Re: "Everything" need a little more than 0 information

From: Hal Finney <hal.domain.name.hidden>
Date: Fri, 29 Nov 2002 18:58:38 -0800

Stephen Paul King writes:
> The set of all descriptions has at least the cardinality of the Reals by
> the Diagonalization argument by definition. Please recall how Cantor used
> the Diagonalization argument to prove that the Reals had a "larger"
> cardinality that that of the integers. If the Set of all Descriptions is all
> inclusive then it must containt any description that is constructable using
> "pieces" of each and every other description and thus can not has the same
> cardinality as that of the integers.

That would be true IF you include descriptions that are infinitely long.
Then the set of all descriptions would be of cardinality c. If your
definition of a description implies that each one must be finite, then the
set of all of them would have cardinality aleph-zero.

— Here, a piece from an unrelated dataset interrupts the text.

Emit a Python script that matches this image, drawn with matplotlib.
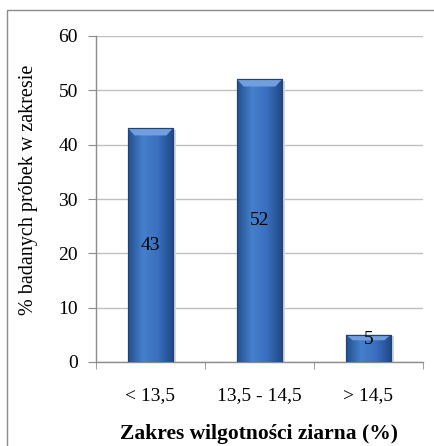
import numpy as np
import matplotlib
matplotlib.use("Agg")
import matplotlib.pyplot as plt
from matplotlib.colors import LinearSegmentedColormap
from matplotlib.patches import Rectangle

categories = ["< 13,5", "13,5 - 14,5", "> 14,5"]
values = [43, 52, 5]
yticks = [0, 10, 20, 30, 40, 50, 60]

plt.rcParams.update({"font.family": ["Liberation Serif", "DejaVu Serif"], "font.size": 10})

fig = plt.figure(figsize=(4.35, 4.46), dpi=100)
# outer chart frame
fig.add_artist(Rectangle((7/435, -0.01), 1.0, 1 - 10/446 + 0.01, transform=fig.transFigure,
                         fill=False, edgecolor="#8c8c8c", lw=1.0))
ax = fig.add_axes([96/435, 1 - 362/446, (423 - 96)/435, (362 - 36)/446])

grad = LinearSegmentedColormap.from_list("barblue", ["#24508f", "#4580cc", "#3a6fbf", "#214a88"])
x = np.arange(len(categories))
w = 0.41
bars = ax.bar(x, values, width=w, color="#3c70bd", edgecolor="#1f4278", lw=0.8, zorder=3)
g = np.linspace(0, 1, 64).reshape(1, -1)
for b in bars:
    x0, y0, bw, bh = b.get_x(), b.get_y(), b.get_width(), b.get_height()
    im = ax.imshow(g, cmap=grad, extent=[x0, x0 + bw, y0, y0 + bh], aspect="auto", zorder=3.5)
    im.set_clip_path(b)
    # lighter bevel along the top edge
    cap = min(1.3, bh * 0.2)
    ax.fill([x0, x0 + bw, x0 + bw - 0.06, x0 + 0.06], [y0 + bh, y0 + bh, y0 + bh - cap, y0 + bh - cap],
            color="#6f9fe0", lw=0, zorder=3.7)
    # soft shadow on the right
    ax.add_patch(Rectangle((x0 + bw, y0), 0.025, bh - 0.3, color="#d8d8d8", lw=0, zorder=2.5))
    ax.add_patch(Rectangle((x0, y0), bw, bh, fill=False, edgecolor="#1f4278", lw=0.8, zorder=3.8))

for xi, v in zip(x, values):
    ypos = v / 2 if v > 10 else v - 0.8
    ax.text(xi, ypos, str(v), ha="center", va="center", fontsize=14, zorder=4)

ax.set_xlim(-0.5, len(categories) - 0.5)
ax.set_ylim(0, 60)
ax.set_yticks(yticks)
ax.set_xticks(x)
ax.set_xticklabels(categories, fontsize=14)
ax.set_xticks(np.arange(len(categories) + 1) - 0.5, minor=True)
ax.tick_params(axis="x", which="major", length=0, pad=18)
ax.tick_params(axis="x", which="minor", length=5, color="#8c8c8c", direction="out")
ax.tick_params(axis="y", length=6, color="#8c8c8c", direction="out", labelsize=14, pad=7)
ax.grid(axis="y", color="#c0c0c0", lw=1.0, zorder=0)
for s in ["top", "right"]:
    ax.spines[s].set_visible(False)
for s in ["left", "bottom"]:
    ax.spines[s].set_color("#8c8c8c")
    ax.spines[s].set_linewidth(1.0)

ax.set_xlabel("Zakres wilgotności ziarna (%)", fontsize=15.5, fontweight="bold")
ax.xaxis.set_label_coords(0.5, -0.19)
ax.set_ylabel("% badanych próbek w zakresie", fontsize=14.5, va="center")
ax.yaxis.set_label_coords(-0.205, 0.527)

fig.savefig("out.png", dpi=100)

What Russell wrote was that the set of all descriptions could be computed
in c time on an ordinary Universal Turing Machine. My question is, does
it make sense to speak of a machine computing for c steps; it seems like
asking for the "c"th integer.

> I have a question: Where does Cantor's continuum hypothesis apply to
> this? (if at all)

This is the hypothesis that there is no transfinite cardinal between
aleph-zero and c, and I don't see any relevance to it.